Harrassment Experts Say Overwatch Director's Toxicity Talk Was Ineffective

Overwatch's game director Jeff Kaplan recently released a developer update where he discussed the game's efforts to combat toxic behavior, but according to those who study online harassment issues, his message wasn't very effective.

Blizzard's hit team-based game, like many other popular gaming titles that build up large communities, has had a bit of a behavioral problem. Through sexual harassment altercations, griefing teammates, and other issues, Kaplan and the Overwatch team have been taking measures to fight off the toxic behavior.

Kaplan even called players out during his video and said that efforts to prevent their behavior was actually slowing down the game's development, forcing them to reallocate efforts towards reporting features and punishments. While many within the Overwatch community applauded Kaplan for pushing back against the toxic behavior in an attempt to clean up the game, others didn't see the dev diary as an effective measure.

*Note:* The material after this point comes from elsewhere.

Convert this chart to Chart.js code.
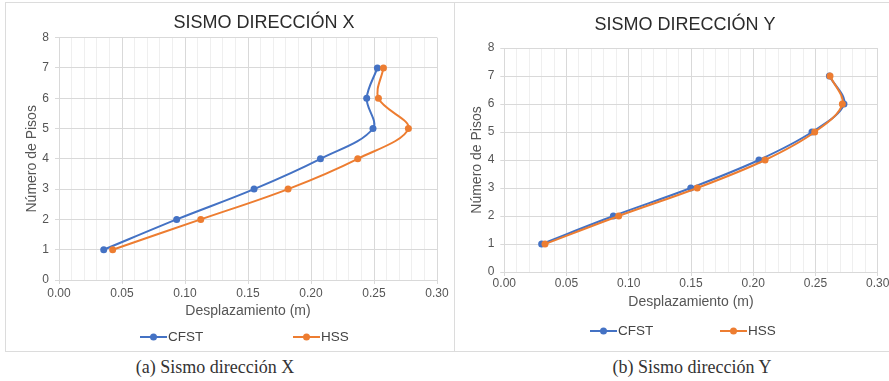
<!DOCTYPE html>
<html>
<head>
<meta charset="utf-8">
<script src="https://cdn.jsdelivr.net/npm/chart.js@4"></script>
<style>
  html, body { margin: 0; padding: 0; background: #fff; overflow: hidden; }
  body { width: 889px; height: 381px; position: relative; }
  .box { position: absolute; top: 2px; height: 350px; border: 1px solid #dcdcdc; box-sizing: border-box; }
  canvas { position: absolute; }
  .cap { position: absolute; top: 357px; font: 18px "Liberation Serif", "DejaVu Serif", serif; color: #333; text-align: center; line-height: 20px; }
</style>
</head>
<body>
<div class="box" style="left:5px; width:450px;"></div>
<div class="box" style="left:454px; width:445px;"></div>
<canvas id="graphX" width="448" height="349" style="left:6px; top:4px;"></canvas>
<canvas id="graphY" width="445" height="349" style="left:455px; top:4px;"></canvas>
<div class="cap" style="left:105px; width:220px;">(a) Sismo dirección X</div>
<div class="cap" style="left:582px; width:220px;">(b) Sismo dirección Y</div>
<script>
// pisos (eje Y) y desplazamientos (m)
const floors = [1, 2, 3, 4, 5, 6, 7];
const cfstDirX = [0.0355, 0.0934, 0.1548, 0.2075, 0.2492, 0.2442, 0.2527];
const hssDirX  = [0.0426, 0.1125, 0.1818, 0.2371, 0.2773, 0.2535, 0.2575];
const cfstDirY = [0.0300, 0.0876, 0.1498, 0.2046, 0.2472, 0.2729, 0.2612];
const hssDirY  = [0.0327, 0.0919, 0.1550, 0.2095, 0.2494, 0.2716, 0.2617];
const seriesNames = ['CFST', 'HSS'];
const seriesColors = ['#4472C4', '#ED7D31'];

Chart.defaults.font.family = '"Liberation Sans", Arial, sans-serif';
Chart.defaults.color = '#555555';

// titulo y leyenda a la manera de Excel
const excelText = {
    id: 'excelText',
    afterDraw(chart, args, opts) {
        const ctx = chart.ctx;
        ctx.save();
        ctx.textBaseline = 'middle';
        ctx.textAlign = 'center';
        ctx.font = '18px "Liberation Sans", Arial, sans-serif';
        ctx.fillStyle = '#2b2b2b';
        ctx.fillText(opts.title, opts.titleX, opts.titleY);
        ctx.font = '13.5px "Liberation Sans", Arial, sans-serif';
        chart.data.datasets.forEach((ds, i) => {
            const x = opts.legendX[i];
            const y = opts.legendY;
            ctx.strokeStyle = ds.borderColor;
            ctx.lineWidth = 2;
            ctx.beginPath();
            ctx.moveTo(x, y);
            ctx.lineTo(x + 27, y);
            ctx.stroke();
            ctx.fillStyle = ds.borderColor;
            ctx.beginPath();
            ctx.arc(x + 13.5, y, 3.5, 0, Math.PI * 2);
            ctx.fill();
            ctx.fillStyle = '#444444';
            ctx.textAlign = 'left';
            ctx.fillText(ds.label, x + 28, y + 0.5);
        });
        ctx.restore();
    }
};

function points(xs) {
    return xs.map((x, i) => ({x: x, y: floors[i]}));
}

function makeConfig(cfst, hss, s) {
    return {
        type: 'scatter',
        data: {
            datasets: [
                {label: seriesNames[0], data: points(cfst), borderColor: seriesColors[0], backgroundColor: seriesColors[0], order: 1},
                {label: seriesNames[1], data: points(hss), borderColor: seriesColors[1], backgroundColor: seriesColors[1], order: 0}
            ].map(d => Object.assign(d, {showLine: true, tension: 0.35, borderWidth: 2, pointRadius: 3.5, pointBorderWidth: 0}))
        },
        options: {
            responsive: false,
            animation: false,
            devicePixelRatio: 1,
            layout: {padding: s.padding},
            plugins: {
                legend: {display: false},
                tooltip: {enabled: false},
                excelText: s.text
            },
            scales: {
                x: {
                    min: 0, max: 0.3,
                    afterFit: (sc) => { sc.height = s.xHeight; },
                    ticks: {
                        stepSize: 0.01, autoSkip: false, maxRotation: 0, padding: s.xTickPad,
                        font: {size: 12},
                        callback: (v, i) => i % 5 === 0 ? v.toFixed(2) : ''
                    },
                    grid: {
                        color: (c) => c.index % 5 === 0 ? '#d9d9d9' : '#efefef',
                        tickColor: (c) => c.index % 5 === 0 ? '#d9d9d9' : 'rgba(0,0,0,0)',
                        tickLength: 4
                    },
                    border: {color: '#d9d9d9'},
                    title: {display: true, text: 'Desplazamiento (m)', font: {size: 14}, padding: {top: 0, bottom: 4}}
                },
                y: {
                    min: 0, max: 8,
                    afterFit: (sc) => { sc.width = s.yWidth; },
                    ticks: {stepSize: 1, padding: 6, font: {size: 12}},
                    grid: {color: '#d9d9d9', tickLength: 4},
                    border: {color: '#d9d9d9'},
                    title: {display: true, text: 'Número de Pisos', font: {size: 14}, padding: {top: s.yTitlePad, bottom: 0}}
                }
            }
        },
        plugins: [excelText]
    };
}

new Chart(document.querySelector('#graphX'), makeConfig(cfstDirX, hssDirX, {
    padding: {top: 33.6, left: 0, right: 17, bottom: 29},
    xHeight: 44, yWidth: 53, xTickPad: 2, yTitlePad: 17.8,
    text: {title: 'SISMO DIRECCIÓN X', titleX: 258, titleY: 19.5, legendX: [134, 287], legendY: 333}
}));

new Chart(document.querySelector('#graphY'), makeConfig(cfstDirY, hssDirY, {
    padding: {top: 44, left: 0, right: 22.3, bottom: 38.2},
    xHeight: 42.8, yWidth: 49.3, xTickPad: 0, yTitlePad: 13.8,
    text: {title: 'SISMO DIRECCIÓN Y', titleX: 230, titleY: 21, legendX: [135, 265], legendY: 327}
}));
</script>
</body>
</html>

Randi Lee Harper, the founder of the Online Abuse Prevention Initiative, told Mic that some of Kaplan's statements didn't amount to much, specifically when the director referred to "bad people" and "good people" in his discussions. Harper said that it'd be much more effective to define what the bad behavior was and getting rid of that would be a much better route than targeting "bad people" when most players likely aren't going to see themselves as such.

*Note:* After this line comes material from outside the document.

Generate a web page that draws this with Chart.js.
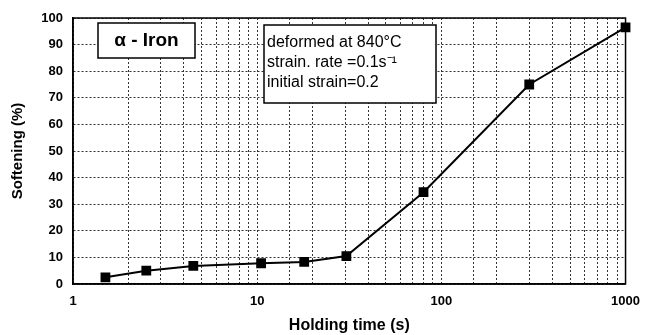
<!DOCTYPE html>
<html>
<head>
<meta charset="utf-8">
<script src="https://cdn.jsdelivr.net/npm/chart.js"></script>
<style>
  html, body { margin: 0; padding: 0; background: #fff; }
  #wrap { width: 650px; height: 335px; }
</style>
</head>
<body>
<div id="wrap"><canvas id="softChart"></canvas></div>
<script>
// holding time (s) vs softening (%)
const holdingTimes = [1.5, 2.5, 4.5, 10.5, 18, 30.5, 80, 300, 1000];
const softening = [2.5, 5, 6.8, 7.8, 8.3, 10.5, 34.5, 75, 96.5];
const xTickLabels = [1, 10, 100, 1000];
const noteLines = ["deformed at 840°C", "strain. rate =0.1s⁻¹", "initial strain=0.2"];
const materialLabel = "α - Iron";

const font = "'Liberation Sans', Arial, sans-serif";

const frameAndNotes = {
  id: "frameAndNotes",
  afterDatasetsDraw(chart) {
    const { ctx, chartArea: a } = chart;
    ctx.save();
    // plot frame
    ctx.strokeStyle = "#000";
    ctx.lineWidth = 1.5;
    ctx.strokeRect(a.left, a.top, a.right - a.left, a.bottom - a.top);

    // alpha-iron box
    ctx.fillStyle = "#fff";
    ctx.fillRect(a.left + 25, a.top + 5, 97, 35);
    ctx.strokeRect(a.left + 25, a.top + 5, 97, 35);
    ctx.fillStyle = "#000";
    ctx.font = "bold 19px " + font;
    ctx.textAlign = "center";
    ctx.textBaseline = "middle";
    ctx.fillText(materialLabel, a.left + 25 + 48.5, a.top + 23);

    // conditions box
    ctx.fillStyle = "#fff";
    ctx.fillRect(a.left + 191, a.top + 7, 172, 78);
    ctx.strokeRect(a.left + 191, a.top + 7, 172, 78);
    ctx.fillStyle = "#000";
    ctx.font = "16px " + font;
    ctx.textAlign = "left";
    noteLines.forEach((t, i) => {
      ctx.fillText(t, a.left + 194, a.top + 25 + i * 20);
    });
    ctx.restore();
  }
};

const ctx = document.getElementById("softChart");

new Chart(ctx, {
  type: "line",
  data: {
    datasets: [
      {
        label: "Softening",
        data: holdingTimes.map((t, i) => ({ x: t, y: softening[i] })),
        borderColor: "#000",
        backgroundColor: "#000",
        borderWidth: 2,
        pointStyle: "rect",
        pointRadius: 5.5,
        pointHoverRadius: 5.5,
        tension: 0,
        clip: false,
      },
    ],
  },
  options: {
    responsive: true,
    maintainAspectRatio: false,
    animation: false,
    layout: { padding: { top: 18, right: 16, left: 0, bottom: 0 } },
    plugins: {
      legend: { display: false },
      tooltip: { enabled: false },
    },
    scales: {
      x: {
        type: "logarithmic",
        min: 1,
        max: 1000,
        afterFit(scale) { scale.height = 51; },
        border: { display: true, color: "#000", width: 1.5, dash: [2, 2] },
        grid: { color: "#333", drawTicks: false, lineWidth: 1 },
        ticks: {
          autoSkip: false,
          maxRotation: 0,
          padding: 10,
          color: "#000",
          font: { family: font, size: 13, weight: "bold" },
          callback: (v) => (xTickLabels.includes(v) ? String(v) : ""),
        },
        title: {
          display: true,
          text: "Holding time (s)",
          color: "#000",
          font: { family: font, size: 16, weight: "bold" },
          padding: { top: 0, bottom: 0 },
        },
      },
      y: {
        min: 0,
        max: 100,
        afterFit(scale) { scale.width = 73; },
        border: { display: true, color: "#000", width: 1.5, dash: [2, 2] },
        grid: { color: "#333", drawTicks: false, lineWidth: 1 },
        ticks: {
          stepSize: 10,
          padding: 10,
          color: "#000",
          font: { family: font, size: 13, weight: "bold" },
        },
        title: {
          display: true,
          text: "Softening (%)",
          color: "#000",
          font: { family: font, size: 15, weight: "bold" },
          padding: { top: 9, bottom: 0 },
        },
      },
    },
  },
  plugins: [frameAndNotes],
});
</script>
</body>
</html>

"That's a lesson a lot of us learned three or four years ago when we started working on this stuff," Harper continued. "It kind of feels like Blizzard is playing catch-up with a lot of things the rest of us already know."

Another professional in the field of online harassment, Ph.D. student online communities researcher Kat Lo, told Mic that the tools to report players shouldn't have been an unexpected addition, but rather they should've been in place since the game's release.

"It should have been obvious to Blizzard that they should have put way more resources towards this," Lo told Mic. "I think it sets a really bad tone for their community that this is happening after the fact and that it wasn't a core value as they started. I can appreciate that companies have limited resources and that they're going to focus on the things that they know improve the gameplay experience, mechanics-wise, but I think that's an outdated way of viewing games."

Kaplan isn't the first gaming professional to take on in-game toxicity, but his active status within the Overwatch community certainly allows for him to make more impactful stands against negative behavior. But for now, the director encourages the game's players to work on improving their behavior so that they can do their job to continue improving the game.